Sleeping While We Perish


For Meditation

The 19th century Scottish pastor Hugh Martin once preached a sermon on this passage from Jonah, and the title of the sermon was “The World Rebuking the Church.” Martin saw in Jonah an image of what the people of God must not be, but often are - a community that is “asleep” and detached from the problems and concerns of the people around them in the world. Jonah is running and seeking to escape from God, but he also seeking to escape from his calling to people who are not like him. Ironically, he runs from God’s call to engage with the pagan Ninevites, and instead he ends up engaging with pagan sailors in the boat. And even more ironically, it is the pagan Sea Captain who reiterates God’s call on Jonah's life to “arise, and call on your God” (1:6), reminding him of his commission as God’s prophet. The sailors recognize that they cannot be saved without help from Jonah, but Jonah is doing absolutely nothing to help. Even though he is literally “in the same boat” as the sailors, Jonah’s own private faith is serving no public good. 

Hugh Martin argued in his sermon that this criticism is still true for the church today. As believers, we know the true God through the person of Jesus Christ. Yet it is also true that we share in the common humanity of all people and we are “in the same boat” as our neighbors, whether they believe in Jesus or not. Yet tragically, much like Jonah, many times the church is more concerned with its own problems than with those of the surrounding world, or demonstrate that we are only occupied with the interests of believers. But God shows Jonah, and he wants to show us, that he is the God of all people, and that we like Jonah are called to see ourselves as a part of the whole human community, called to use our faith for the benefit of all. We are to be “salt and light,” in the words of Jesus, bringing our faith to bear for the good of the world, whether that means caring for the poor, working for a more just society, or sharing the good news of salvation with our neighbor.

In preparation for worship, re-read chapter 1 of Jonah and pay close attention to Jonah’s interactions with the sailors on the boat, and reflect on what God could be teaching us about our own relationships to people who are deeply different from ourselves. 

Jonah 1:4–16

Then the Lord sent a great wind on the sea, and such a violent storm arose that the ship threatened to break up. All the sailors were afraid and each cried out to his own god. And they threw the cargo into the sea to lighten the ship.

But Jonah had gone below deck, where he lay down and fell into a deep sleep. The captain went to him and said, “How can you sleep? Get up and call on your god! Maybe he will take notice of us so that we will not perish.”

Then the sailors said to each other, “Come, let us cast lots to find out who is responsible for this calamity.” They cast lots and the lot fell on Jonah. So they asked him, “Tell us, who is responsible for making all this trouble for us? What kind of work do you do? Where do you come from? What is your country?
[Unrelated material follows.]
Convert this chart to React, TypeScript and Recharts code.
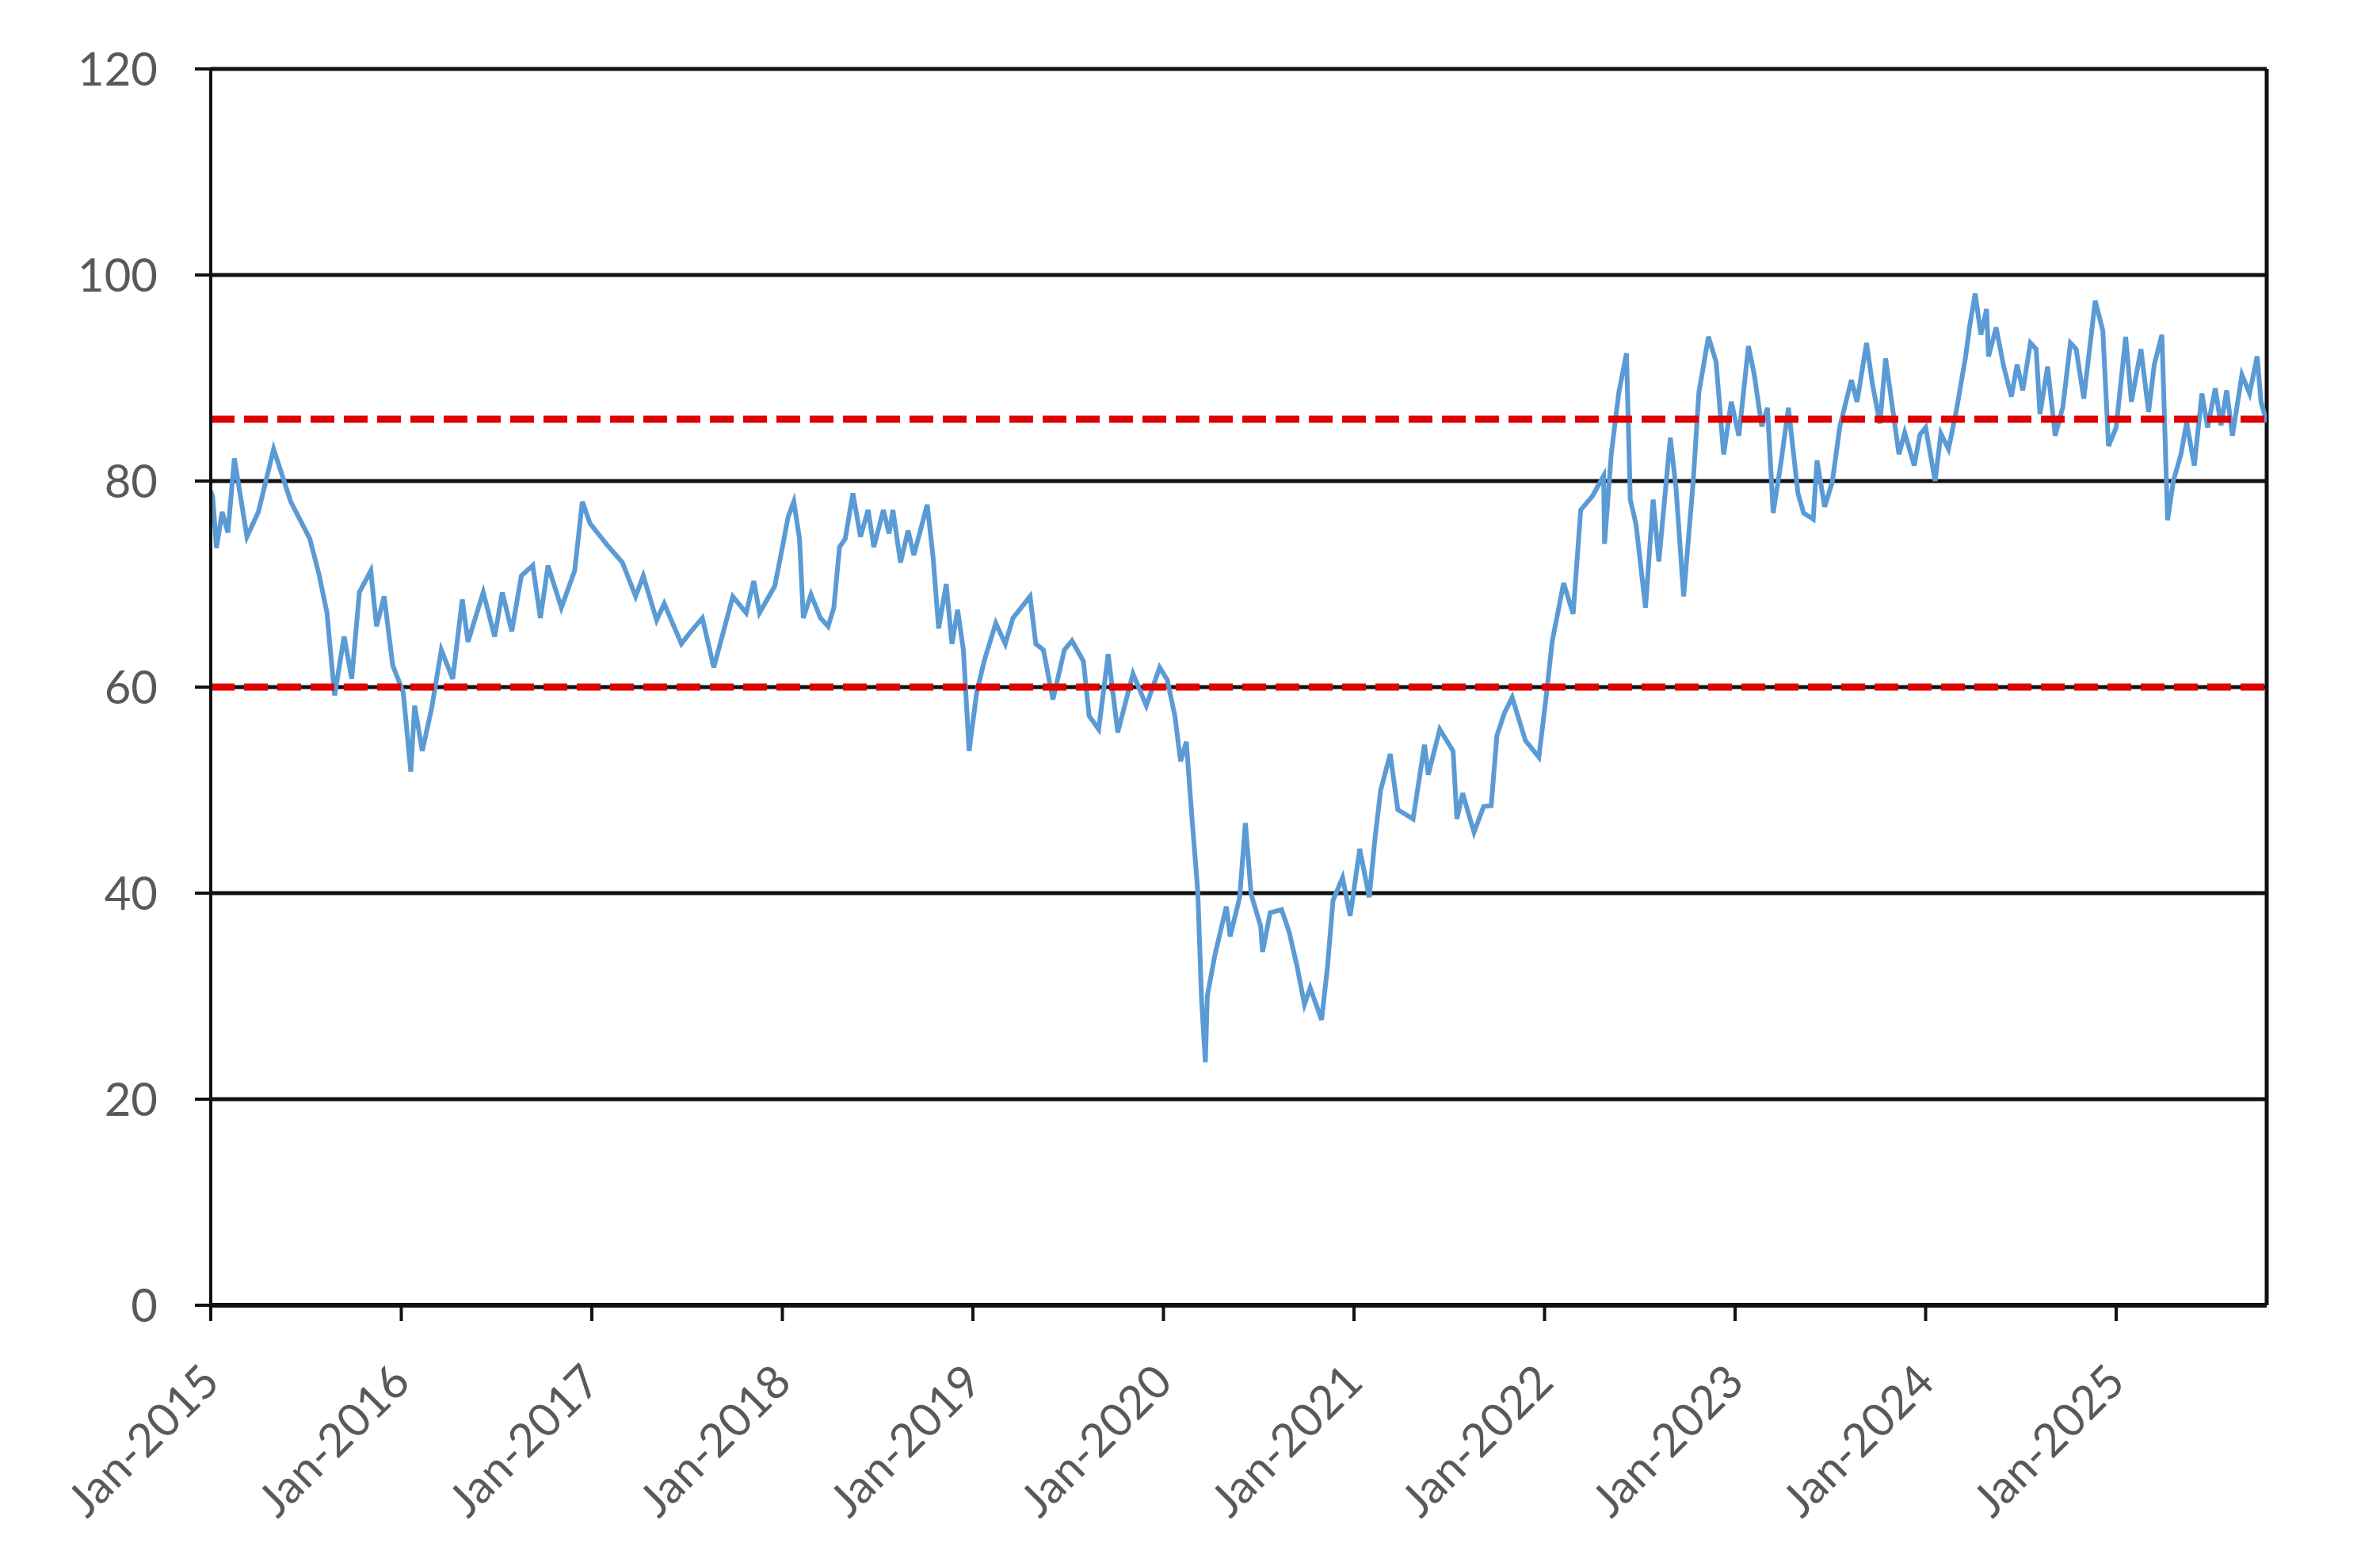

From what people are you?”

He answered, “I am a Hebrew and I worship the Lord, the God of heaven, who made the sea and the dry land.”

10 This terrified them and they asked, “What have you done?” (They knew he was running away from the Lord, because he had already told them so.)

11 The sea was getting rougher and rougher. So they asked him, “What should we do to you to make the sea calm down for us?”

12 “Pick me up and throw me into the sea,” he replied, “and it will become calm. I know that it is my fault that this great storm has come upon you.”

13 Instead, the men did their best to row back to land. But they could not, for the sea grew even wilder than before. 14 Then they cried out to the Lord, “Please, Lord, do not let us die for taking this man’s life. Do not hold us accountable for killing an innocent man, for you, Lord, have done as you pleased.” 15 Then they took Jonah and threw him overboard, and the raging sea grew calm. 16 At this the men greatly feared the Lord, and they offered a sacrifice to the Lord and made vows to him.